What is the one thing you most hope to gain from undertaking this work?
Both of us are predominantly practitioners working with liveness and with performance; we are used to bodies: our own moving body, the idea of a live audience, the physical space of venues, the relationship of proximity and sharing-space. Up until this point, the complete framing of our joint-practice has existed on a parallel world, with reference to, but no real presence, of those crucial components. This work will allow us to get together and consider those things in relation to our collaboration in a practical way.
We hope that we will gain a better understanding of the movement and artistic aesthetic we have been building together and of how our bodies interact in space. We also will aquire a foundational knowledge in the multilayered evolution journey of the technology that has nurtured our work together so kindly (long distance communication) and end this work with the early stages/terms (and concrete plans for further development) of our joint vocabulary. We hope during this time to build a stable foundation to improvise from, in whatever stretch of physical proximity we happen to be in next.

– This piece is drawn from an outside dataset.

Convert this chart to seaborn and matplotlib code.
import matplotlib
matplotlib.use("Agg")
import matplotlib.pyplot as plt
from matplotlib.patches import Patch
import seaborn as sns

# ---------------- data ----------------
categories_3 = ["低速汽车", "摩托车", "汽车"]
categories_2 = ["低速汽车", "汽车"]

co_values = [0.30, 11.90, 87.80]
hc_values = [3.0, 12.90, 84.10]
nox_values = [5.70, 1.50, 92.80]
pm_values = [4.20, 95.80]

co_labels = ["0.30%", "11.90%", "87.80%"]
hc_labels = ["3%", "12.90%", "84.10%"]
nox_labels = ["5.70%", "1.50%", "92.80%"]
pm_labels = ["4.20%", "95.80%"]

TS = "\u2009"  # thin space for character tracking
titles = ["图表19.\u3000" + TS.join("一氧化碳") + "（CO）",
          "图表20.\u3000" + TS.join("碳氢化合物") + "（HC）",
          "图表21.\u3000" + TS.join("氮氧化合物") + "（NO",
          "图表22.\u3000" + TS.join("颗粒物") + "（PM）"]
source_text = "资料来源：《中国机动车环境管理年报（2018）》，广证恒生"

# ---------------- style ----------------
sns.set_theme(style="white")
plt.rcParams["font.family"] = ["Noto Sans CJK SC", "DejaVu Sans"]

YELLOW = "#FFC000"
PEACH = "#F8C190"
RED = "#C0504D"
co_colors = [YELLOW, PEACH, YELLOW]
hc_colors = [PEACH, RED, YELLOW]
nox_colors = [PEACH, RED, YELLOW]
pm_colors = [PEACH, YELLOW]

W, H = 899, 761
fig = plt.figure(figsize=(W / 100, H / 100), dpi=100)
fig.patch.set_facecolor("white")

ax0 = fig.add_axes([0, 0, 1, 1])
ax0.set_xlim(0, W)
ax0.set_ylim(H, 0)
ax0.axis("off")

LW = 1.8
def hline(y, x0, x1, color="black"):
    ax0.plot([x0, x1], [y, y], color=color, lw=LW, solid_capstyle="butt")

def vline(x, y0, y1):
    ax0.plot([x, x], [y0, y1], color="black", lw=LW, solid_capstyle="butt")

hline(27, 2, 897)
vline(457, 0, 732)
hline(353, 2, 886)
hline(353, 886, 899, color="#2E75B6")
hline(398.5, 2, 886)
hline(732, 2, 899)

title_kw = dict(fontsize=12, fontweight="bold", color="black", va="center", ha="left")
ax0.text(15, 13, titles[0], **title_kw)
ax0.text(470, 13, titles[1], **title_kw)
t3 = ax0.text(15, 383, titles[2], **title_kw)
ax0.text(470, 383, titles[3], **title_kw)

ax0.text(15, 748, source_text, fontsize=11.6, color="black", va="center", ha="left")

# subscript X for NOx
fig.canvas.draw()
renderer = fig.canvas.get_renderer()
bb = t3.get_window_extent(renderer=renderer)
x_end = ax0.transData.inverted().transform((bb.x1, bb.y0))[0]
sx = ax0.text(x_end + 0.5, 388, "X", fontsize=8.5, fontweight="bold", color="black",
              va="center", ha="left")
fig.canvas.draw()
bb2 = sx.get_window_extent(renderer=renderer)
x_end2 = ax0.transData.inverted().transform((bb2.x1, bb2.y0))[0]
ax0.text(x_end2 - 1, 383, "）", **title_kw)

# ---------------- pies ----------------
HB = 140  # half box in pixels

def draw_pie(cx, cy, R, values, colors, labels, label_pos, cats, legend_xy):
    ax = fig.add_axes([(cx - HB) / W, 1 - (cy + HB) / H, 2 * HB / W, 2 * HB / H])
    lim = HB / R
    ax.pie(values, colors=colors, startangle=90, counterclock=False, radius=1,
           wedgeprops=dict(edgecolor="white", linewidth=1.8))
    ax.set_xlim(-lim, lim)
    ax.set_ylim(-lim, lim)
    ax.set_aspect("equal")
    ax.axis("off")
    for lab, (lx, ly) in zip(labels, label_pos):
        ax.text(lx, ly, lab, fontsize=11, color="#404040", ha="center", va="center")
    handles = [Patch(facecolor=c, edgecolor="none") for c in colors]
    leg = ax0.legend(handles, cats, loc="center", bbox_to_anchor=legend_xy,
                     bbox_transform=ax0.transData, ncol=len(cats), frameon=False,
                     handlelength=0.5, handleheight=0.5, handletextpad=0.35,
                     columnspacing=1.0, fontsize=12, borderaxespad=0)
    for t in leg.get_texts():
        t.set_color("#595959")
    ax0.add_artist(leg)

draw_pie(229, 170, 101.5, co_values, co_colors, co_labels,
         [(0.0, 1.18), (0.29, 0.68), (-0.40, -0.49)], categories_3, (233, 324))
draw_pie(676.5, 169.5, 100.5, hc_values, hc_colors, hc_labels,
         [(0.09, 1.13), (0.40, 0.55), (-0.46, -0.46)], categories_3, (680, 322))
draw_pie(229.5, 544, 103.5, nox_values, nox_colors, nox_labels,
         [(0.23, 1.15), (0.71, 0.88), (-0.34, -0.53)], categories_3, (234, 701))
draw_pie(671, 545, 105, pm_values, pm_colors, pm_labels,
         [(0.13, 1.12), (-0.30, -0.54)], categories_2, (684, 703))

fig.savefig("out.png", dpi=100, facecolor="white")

Moa Johansson (UK/SWE) is a performing-artist whose interdisciplinary practice balances between the moving body, photography and sculptural work. Moa creates durational temporalities; on-going actions in which she explores real time situations and its various frictions. In the context of intersectional queer ecofeminist reading, Moa investigates theories concerning the body, space, materiality, ephemerality and (fleshy) liveness. Moa has presented work in gallery spaces, performance venues and festival contexts around the UK and internationally including Steakhouse Live, Humber Street Gallery, Summerhall, The Yard Theatre, SPILL Festival (UK); Cell63 (DE); Kartnart (PT); Fållan 10, Stockholm University of the Arts and Fotografiska (SWE). Moa’s first solo-exhibition ‘Sympoietic Temporalities’ was presented at Husk Gallery (London). Since 2016, Moa has collaborated with Live Artist Julia Bardsley. Most recently in An APIAN Paradox that was presented at Fierce Festival and Queen Mary, University of London. In 2018, Moa was mentored by Rosana Cade for the development of ‘louder, she said what’ as part of Tempting Failure’s New Commission programme. Moa graduated in 2016 with a BA(Hons) in Drama from Queen Mary, University of London.

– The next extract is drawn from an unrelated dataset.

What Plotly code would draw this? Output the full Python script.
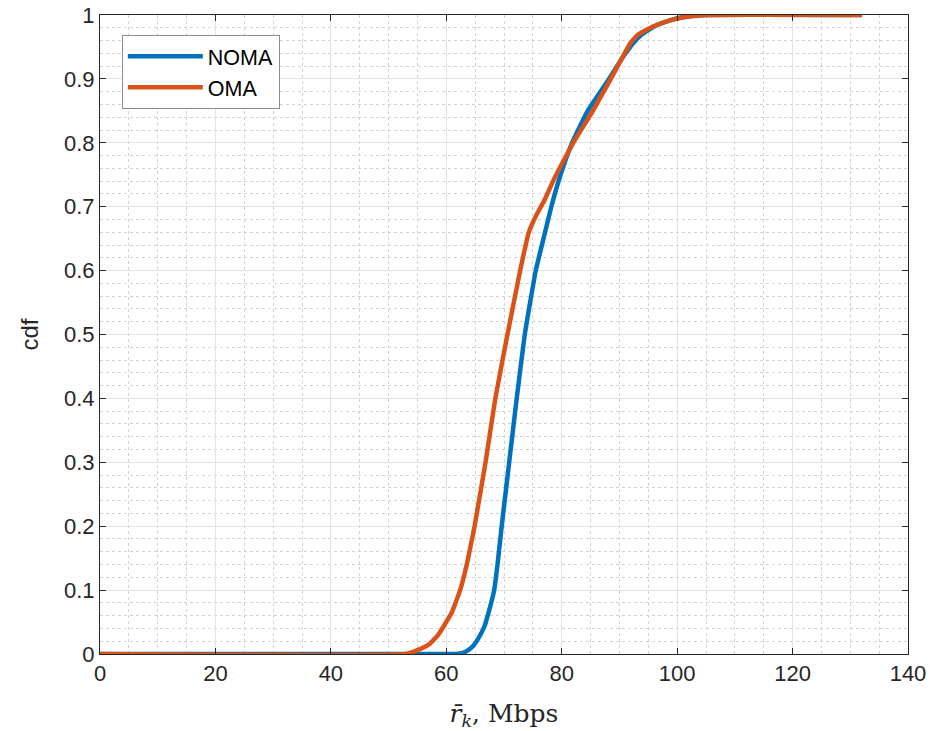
import plotly.graph_objects as go

# Data
noma_x = [0, 60, 62, 63, 63.8, 64.6, 65.4, 66.6, 67.3, 68.3, 68.9, 69.6, 70.9, 72.2, 73.6, 75.5,
          77.2, 78.2, 79.8, 81.8, 84.5, 88.2, 90.3, 92.4, 93.8, 96.0, 98.9, 101.1, 105, 132]
noma_y = [0, 0, 0.0005, 0.002, 0.006, 0.012, 0.022, 0.043, 0.064, 0.1, 0.142, 0.2, 0.3, 0.4,
          0.5, 0.6, 0.663, 0.7, 0.75, 0.8, 0.85, 0.9, 0.93, 0.956, 0.969, 0.982, 0.992, 0.997, 1, 1]

oma_x = [0, 53, 55, 57, 58.6, 60.9, 62.4, 63.6, 64.9, 66.8, 68.5, 70.6, 72.8, 74.3, 75.5, 77.0,
         78.6, 80.2, 82.0, 85.4, 88.5, 90.3, 91.9, 93.2, 95.8, 98.9, 101.5, 106, 132]
oma_y = [0, 0, 0.006, 0.015, 0.03, 0.064, 0.1, 0.142, 0.2, 0.3, 0.4, 0.5, 0.6, 0.66, 0.685,
         0.71, 0.742, 0.77, 0.8, 0.85, 0.9, 0.93, 0.956, 0.969, 0.982, 0.992, 0.997, 1, 1]

x_ticks = [0, 20, 40, 60, 80, 100, 120, 140]
y_ticks = [0, 0.1, 0.2, 0.3, 0.4, 0.5, 0.6, 0.7, 0.8, 0.9, 1]
y_tick_labels = ["0", "0.1", "0.2", "0.3", "0.4", "0.5", "0.6", "0.7", "0.8", "0.9", "1"]

fig = go.Figure()
fig.add_trace(go.Scatter(x=noma_x, y=noma_y, mode="lines", name="NOMA",
                         line=dict(color="#0072BD", width=4.5, shape="spline", smoothing=0.35)))
fig.add_trace(go.Scatter(x=oma_x, y=oma_y, mode="lines", name="OMA",
                         line=dict(color="#D95319", width=4.5, shape="spline", smoothing=0.35)))

sans = "Liberation Sans, Arial, sans-serif"
tickfont = dict(family=sans, size=22, color="#262626")

fig.update_layout(
    width=930, height=731,
    margin=dict(l=100, r=22, t=15, b=77),
    paper_bgcolor="white", plot_bgcolor="white",
    showlegend=True,
    legend=dict(x=0.027, y=0.969, xanchor="left", yanchor="top",
                bgcolor="white", bordercolor="#8c8c8c", borderwidth=1,
                font=dict(family=sans, size=21.5, color="black"),
                itemwidth=75, tracegroupgap=0),
    xaxis=dict(range=[0, 140], tickvals=x_ticks, ticktext=[str(v) for v in x_ticks],
               ticks="inside", ticklen=6, tickcolor="#262626", mirror="ticks",
               showline=True, linecolor="#262626", linewidth=1, automargin=False,
               ticklabeloverflow="allow",
               showgrid=True, gridcolor="#e3e3e3", gridwidth=1, zeroline=False,
               tickfont=tickfont,
               minor=dict(dtick=5, tick0=0, showgrid=True, gridcolor="#d2d2d2",
                          griddash="3px,3px", gridwidth=1),
               title=dict(text="<i>r̄</i><sub><i>k</i></sub>, Mbps",
                          font=dict(family="DejaVu Serif, Liberation Serif, serif", size=25, color="#262626"),
                          standoff=22)),
    yaxis=dict(range=[0, 1], tickvals=y_ticks, ticktext=y_tick_labels,
               ticks="inside", ticklen=6, tickcolor="#262626", mirror="ticks",
               showline=True, linecolor="#262626", linewidth=1, automargin=False,
               ticklabeloverflow="allow",
               showgrid=True, gridcolor="#e3e3e3", gridwidth=1, zeroline=False,
               tickfont=tickfont,
               minor=dict(dtick=0.02, tick0=0, showgrid=True, gridcolor="#d2d2d2",
                          griddash="3px,3px", gridwidth=1),
               title=dict(text="cdf",
                          font=dict(family=sans, size=24, color="#262626"),
                          standoff=18)),
)

# remove the browser's default 8px body margin so the figure sits at the window's corner
fig.write_html("out.html", config={"displayModeBar": False},
               post_script="document.body.style.margin='0px';")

An*dre Neely is an artist working at the intersections of performance, writing and digital practice. Prioritizing non-hierarchical encounters and process-driven collective practices they play with hybrid-forms and accelerationist speculative fictions to expose the way we organise bodies, we organise work, desire, communication, and identity. An* has collaborated with artists and choreographers including Liz Rosenfeld, Rosana Cade, Okwui Okpokwasilli, Xavier de Sousa, Amanda Piña and Jamila Johnson-Small. Both as author and performer, they have shown at venues including Tate Modern, V&A Museum, Fierce Festival and The Yard Theatre (UK); Hebbel-Am-Ufer, Gorki Theater and Kunst Werke Institute (DE), Warehouse9 (DK) and Teatro da Politécnica (PT). Most recently, An* was the Assistant Director for THANK YOU FOR YOUR EFFORT EVEN IF THESE REQUESTS CANNOT BE FULLFILLED, by Liz Rosenfeld & Rodrigo Garcia Alves, at Sophiensaele Berlin; developed ‘a future memoir’, a two-part radio-performance aired at Sound Art Radio in April 2020/21; and is a recipient of the DIS-TANZ SOLO Research Scholarship for Dance, by the Dachverband Tanz Deutschland. They graduated in 2017 with a BA(Hons) in Performance Arts from The Royal Central School of Speech and Drama, London.